Maybe, like I have, they’ll learn that he is more than his twitch.

Techno Peasant Strikes Again!

So this morning our handyman came over to rewire our kitchen light, which was turning off intermittently. But in this house, nothing is ever simple. The landlord came down, and, in finding out which breaker turned that light off, we ended up trying to figure out the other breakers so we could label them all and be safe and sensible.
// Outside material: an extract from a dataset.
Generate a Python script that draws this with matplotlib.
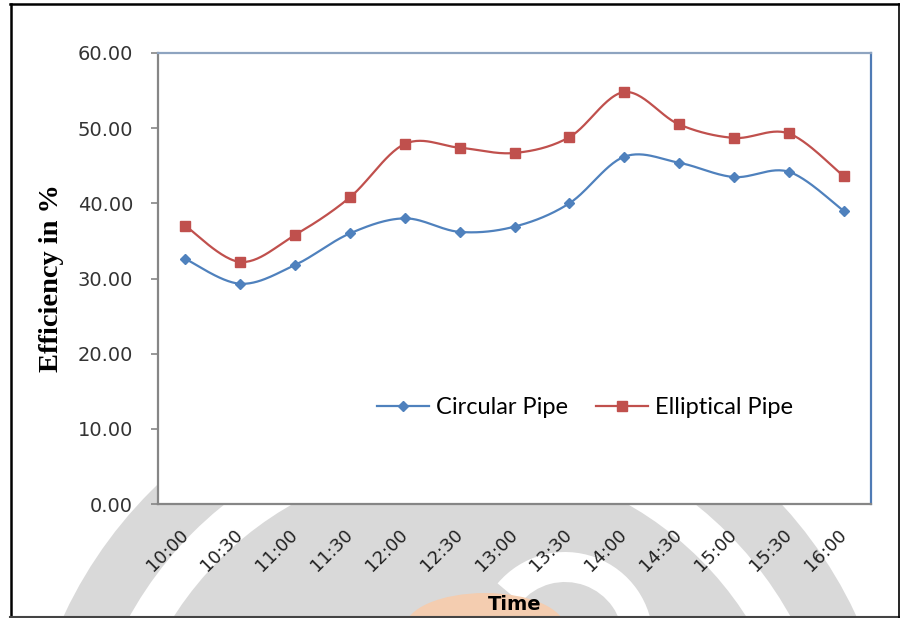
import numpy as np
import matplotlib
matplotlib.use("Agg")
from matplotlib import pyplot as plt
from matplotlib.patches import Circle, Wedge, Ellipse

times = ["10:00", "10:30", "11:00", "11:30", "12:00", "12:30", "13:00",
         "13:30", "14:00", "14:30", "15:00", "15:30", "16:00"]
circular = [32.6, 29.3, 31.8, 36.0, 38.0, 36.2, 36.9, 40.0, 46.2, 45.4, 43.5, 44.2, 39.0]
elliptical = [37.0, 32.2, 35.8, 40.8, 47.9, 47.4, 46.7, 48.8, 54.8, 50.5, 48.7, 49.3, 43.6]
yticks = [0, 10, 20, 30, 40, 50, 60]

blue = "#4F81BD"
red = "#C0504D"


def smooth(xs, ys, n=30):
    # excel-style bezier smoothing between the points
    p = np.column_stack([xs, ys]).astype(float)
    ext = np.vstack([p[0], p, p[-1]])
    out = []
    for i in range(len(p) - 1):
        p0, p1 = ext[i + 1], ext[i + 2]
        c1 = p0 + (ext[i + 2] - ext[i]) / 6.0
        c2 = p1 - (ext[i + 3] - ext[i + 1]) / 6.0
        t = np.linspace(0, 1, n)[:, None]
        seg = ((1 - t) ** 3 * p0 + 3 * (1 - t) ** 2 * t * c1
               + 3 * (1 - t) * t ** 2 * c2 + t ** 3 * p1)
        out.append(seg if i == 0 else seg[1:])
    out = np.vstack(out)
    return out[:, 0], out[:, 1]


fig = plt.figure(figsize=(9, 6.18), dpi=100)

# background: frame + faint watermark behind the axis labels
bg = fig.add_axes([0, 0, 1, 1], zorder=-1)
bg.set_xlim(0, 900)
bg.set_ylim(0, 618)
bg.axis("off")
gray = "#d9d9d9"
bg.add_patch(Circle((460, 618 - 800), 437, color=gray, lw=0))
bg.add_patch(Wedge((460, 618 - 800), 378, 0, 360, width=38, color="white", lw=0))
bg.add_patch(Wedge((565, 618 - 640), 88, 0, 140, width=30, color="white", lw=0))
bg.add_patch(Ellipse((485, 618 - 628), 160, 70, color="#f4cdb0", lw=0))
bg.plot([10.5, 10.5], [0, 614], color="black", lw=1.8)
bg.plot([10, 900], [614, 614], color="black", lw=1.8)
bg.plot([10, 900], [1, 1], color="#444444", lw=1.5)
bg.plot([898.5, 898.5], [0, 614], color="black", lw=1.2)

ax = fig.add_axes([158 / 900, 1 - 504 / 618, 713 / 900, 451 / 618])
ax.set_facecolor("white")

x = np.arange(len(times))
for vals, col, mk, ms, lab in [(circular, blue, "D", 5, "Circular Pipe"),
                               (elliptical, red, "s", 6.5, "Elliptical Pipe")]:
    sx, sy = smooth(x, vals)
    ax.plot(sx, sy, color=col, lw=1.6, zorder=2)
    ax.plot(x, vals, ls="none", marker=mk, ms=ms, color=col, zorder=3)
    ax.plot([], [], color=col, lw=1.6, marker=mk, ms=ms, label=lab)

ax.set_xlim(-0.5, len(times) - 0.5)
ax.set_ylim(0, 60)
ax.set_yticks(yticks)
ax.set_yticklabels(["%.2f" % v for v in yticks], fontsize=14, color="#333333",
                   family="DejaVu Sans")
ax.set_xticks(x)
ax.set_xticklabels(times, rotation=45, ha="right", va="center",
                   rotation_mode="anchor", fontsize=13, color="#222222",
                   family="DejaVu Sans")
ax.tick_params(axis="x", length=0, pad=20)
ax.tick_params(axis="y", length=5, color="#868686", width=1.2, pad=13)

ax.spines["left"].set_color("#868686")
ax.spines["bottom"].set_color("#868686")
ax.spines["top"].set_color("#8EA4C0")
ax.spines["right"].set_color("#4F7BB5")
for s in ax.spines.values():
    s.set_linewidth(1.6)

ax.set_ylabel("Efficiency in %", family="Liberation Serif", fontweight="bold",
              fontsize=20.5, labelpad=10)
ax.set_xlabel("Time", family="DejaVu Sans", fontweight="bold", fontsize=14)
ax.xaxis.set_label_coords(0.5, -0.202)

leg = ax.legend(loc="center", bbox_to_anchor=(0.599, 0.213), ncol=2,
                frameon=False, handlelength=2.2,
                columnspacing=1.2, handletextpad=0.3,
                prop={"family": "Lato", "size": 17})

fig.savefig("out.png", dpi=100)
Did I say nothing is ever simple? Right. So, in flicking breakers, we ended up inconveniencing the people on the main floor, both of whom are home with bad colds. We thought we’d just see which breakers controlled stuff up there (there are two breaker boxes in the house), and learned things like, our kitchen light is also on the breaker that controls half of their bedroom lights. Only half, mind. And the top-of-the-stairs light in the laundry room is also on the bathroom breaker. So I ran back and forth from calling upstairs, “Anything go off?” to alerting my landlord, who was writing it down.

Naturally, I forgot to turn off E’s computer, and I don’t know how to get it all running again. Even worse, something happened with the TV remote, and I can’t get the TV to play anything but Star Trek on the Space Channel.

Basically, I shouldn’t be allowed to play with electricity.


I am it. But it is becoming apparent that I need to become less so. I need more adult students in the daytime, before I go to work-work.

Yet part of me wonders, if I put word out that I’ve got time, will I have a bigger response than I can handle? Then again, what if no adults want conversation classes?

Gah. This is the curse of being semi-self-employed.